Given instruction: Output the full material exactly as it appears here.

==== Dataset content

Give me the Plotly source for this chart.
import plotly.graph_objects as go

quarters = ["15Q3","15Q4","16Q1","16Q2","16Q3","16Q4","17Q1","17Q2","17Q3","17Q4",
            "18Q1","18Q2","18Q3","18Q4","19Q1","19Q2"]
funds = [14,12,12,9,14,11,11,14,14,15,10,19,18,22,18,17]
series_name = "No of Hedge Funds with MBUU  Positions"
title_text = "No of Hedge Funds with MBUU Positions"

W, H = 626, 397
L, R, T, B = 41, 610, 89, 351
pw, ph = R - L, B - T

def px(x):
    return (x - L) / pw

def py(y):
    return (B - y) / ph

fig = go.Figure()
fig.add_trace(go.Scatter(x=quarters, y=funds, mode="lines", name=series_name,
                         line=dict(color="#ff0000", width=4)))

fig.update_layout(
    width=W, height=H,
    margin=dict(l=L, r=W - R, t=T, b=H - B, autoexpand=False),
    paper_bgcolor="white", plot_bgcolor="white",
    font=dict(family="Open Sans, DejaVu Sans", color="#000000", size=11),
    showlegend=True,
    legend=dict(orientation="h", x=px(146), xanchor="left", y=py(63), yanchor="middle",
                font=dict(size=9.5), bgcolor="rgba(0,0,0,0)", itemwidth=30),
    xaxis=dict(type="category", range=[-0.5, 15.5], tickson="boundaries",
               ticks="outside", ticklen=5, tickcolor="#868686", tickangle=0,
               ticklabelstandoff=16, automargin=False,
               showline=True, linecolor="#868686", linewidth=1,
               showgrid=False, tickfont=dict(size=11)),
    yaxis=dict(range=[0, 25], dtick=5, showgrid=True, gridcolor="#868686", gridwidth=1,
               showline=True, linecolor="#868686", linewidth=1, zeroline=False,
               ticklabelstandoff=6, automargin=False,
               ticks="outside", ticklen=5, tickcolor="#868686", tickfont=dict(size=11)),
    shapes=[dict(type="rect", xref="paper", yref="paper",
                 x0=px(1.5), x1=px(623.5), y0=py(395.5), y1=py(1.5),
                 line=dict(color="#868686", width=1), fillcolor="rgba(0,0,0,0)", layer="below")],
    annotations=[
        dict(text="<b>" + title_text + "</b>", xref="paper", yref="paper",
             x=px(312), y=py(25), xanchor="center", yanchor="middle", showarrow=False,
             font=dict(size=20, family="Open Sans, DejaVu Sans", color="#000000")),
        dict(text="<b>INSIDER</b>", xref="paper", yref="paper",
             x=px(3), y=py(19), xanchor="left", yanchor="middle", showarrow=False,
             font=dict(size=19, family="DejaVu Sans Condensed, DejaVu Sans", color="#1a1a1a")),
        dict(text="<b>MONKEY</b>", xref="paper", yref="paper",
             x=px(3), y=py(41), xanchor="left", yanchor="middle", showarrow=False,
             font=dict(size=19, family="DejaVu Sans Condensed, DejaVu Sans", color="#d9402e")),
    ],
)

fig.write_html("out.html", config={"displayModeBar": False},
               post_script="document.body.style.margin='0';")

========

Right answer:
Give me the Plotly source for this chart.
import plotly.graph_objects as go

quarters = ["15Q3","15Q4","16Q1","16Q2","16Q3","16Q4","17Q1","17Q2","17Q3","17Q4",
            "18Q1","18Q2","18Q3","18Q4","19Q1","19Q2"]
funds = [14,12,12,9,14,11,11,14,14,15,10,19,18,22,18,17]
series_name = "No of Hedge Funds with MBUU  Positions"
title_text = "No of Hedge Funds with MBUU Positions"

W, H = 626, 397
L, R, T, B = 41, 610, 89, 351
pw, ph = R - L, B - T

def px(x):
    return (x - L) / pw

def py(y):
    return (B - y) / ph

fig = go.Figure()
fig.add_trace(go.Scatter(x=quarters, y=funds, mode="lines", name=series_name,
                         line=dict(color="#ff0000", width=4)))

fig.update_layout(
    width=W, height=H,
    margin=dict(l=L, r=W - R, t=T, b=H - B, autoexpand=False),
    paper_bgcolor="white", plot_bgcolor="white",
    font=dict(family="Open Sans, DejaVu Sans", color="#000000", size=11),
    showlegend=True,
    legend=dict(orientation="h", x=px(146), xanchor="left", y=py(63), yanchor="middle",
                font=dict(size=9.5), bgcolor="rgba(0,0,0,0)", itemwidth=30),
    xaxis=dict(type="category", range=[-0.5, 15.5], tickson="boundaries",
               ticks="outside", ticklen=5, tickcolor="#868686", tickangle=0,
               ticklabelstandoff=16, automargin=False,
               showline=True, linecolor="#868686", linewidth=1,
               showgrid=False, tickfont=dict(size=11)),
    yaxis=dict(range=[0, 25], dtick=5, showgrid=True, gridcolor="#868686", gridwidth=1,
               showline=True, linecolor="#868686", linewidth=1, zeroline=False,
               ticklabelstandoff=6, automargin=False,
               ticks="outside", ticklen=5, tickcolor="#868686", tickfont=dict(size=11)),
    shapes=[dict(type="rect", xref="paper", yref="paper",
                 x0=px(1.5), x1=px(623.5), y0=py(395.5), y1=py(1.5),
                 line=dict(color="#868686", width=1), fillcolor="rgba(0,0,0,0)", layer="below")],
    annotations=[
        dict(text="<b>" + title_text + "</b>", xref="paper", yref="paper",
             x=px(312), y=py(25), xanchor="center", yanchor="middle", showarrow=False,
             font=dict(size=20, family="Open Sans, DejaVu Sans", color="#000000")),
        dict(text="<b>INSIDER</b>", xref="paper", yref="paper",
             x=px(3), y=py(19), xanchor="left", yanchor="middle", showarrow=False,
             font=dict(size=19, family="DejaVu Sans Condensed, DejaVu Sans", color="#1a1a1a")),
        dict(text="<b>MONKEY</b>", xref="paper", yref="paper",
             x=px(3), y=py(41), xanchor="left", yanchor="middle", showarrow=False,
             font=dict(size=19, family="DejaVu Sans Condensed, DejaVu Sans", color="#d9402e")),
    ],
)

fig.write_html("out.html", config={"displayModeBar": False},
               post_script="document.body.style.margin='0';")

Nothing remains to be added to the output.